Recorded information:
★ ★ ★ ★ ★

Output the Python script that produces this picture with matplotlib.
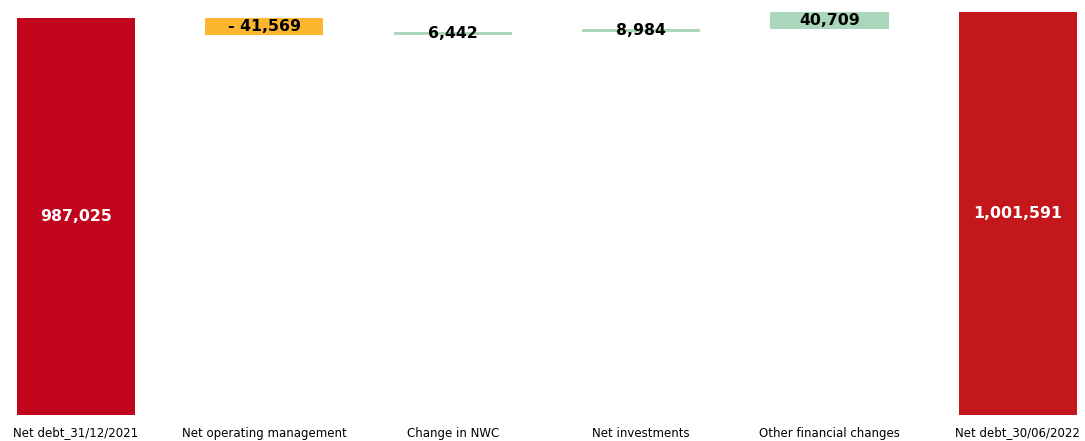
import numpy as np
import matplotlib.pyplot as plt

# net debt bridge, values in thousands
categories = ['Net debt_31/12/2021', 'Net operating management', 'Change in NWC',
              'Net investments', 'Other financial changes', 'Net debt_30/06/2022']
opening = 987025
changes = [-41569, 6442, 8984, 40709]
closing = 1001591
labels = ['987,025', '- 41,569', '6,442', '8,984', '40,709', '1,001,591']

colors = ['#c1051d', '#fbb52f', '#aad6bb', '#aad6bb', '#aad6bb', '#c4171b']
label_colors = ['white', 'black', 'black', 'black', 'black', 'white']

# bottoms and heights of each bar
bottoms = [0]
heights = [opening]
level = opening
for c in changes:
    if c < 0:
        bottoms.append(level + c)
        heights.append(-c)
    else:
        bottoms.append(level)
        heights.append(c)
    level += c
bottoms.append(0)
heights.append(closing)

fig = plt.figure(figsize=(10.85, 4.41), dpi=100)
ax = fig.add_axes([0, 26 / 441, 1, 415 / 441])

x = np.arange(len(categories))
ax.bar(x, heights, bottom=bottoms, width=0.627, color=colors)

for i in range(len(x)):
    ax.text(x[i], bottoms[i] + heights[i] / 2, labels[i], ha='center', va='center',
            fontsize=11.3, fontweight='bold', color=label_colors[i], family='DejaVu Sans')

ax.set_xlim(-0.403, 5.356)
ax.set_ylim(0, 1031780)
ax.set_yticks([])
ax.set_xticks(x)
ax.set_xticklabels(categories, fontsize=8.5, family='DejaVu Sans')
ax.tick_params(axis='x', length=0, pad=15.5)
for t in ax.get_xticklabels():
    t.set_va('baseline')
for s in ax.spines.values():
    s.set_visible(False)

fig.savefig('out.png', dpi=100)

★ ★ ★ ★ ★

What you have to do: From the first line above through the line containing "import matplotlib.pyplot as plt", copy everything exactly, without the pictures.

Exercise solution:
Output the Python script that produces this picture with matplotlib.
import numpy as np
import matplotlib.pyplot as plt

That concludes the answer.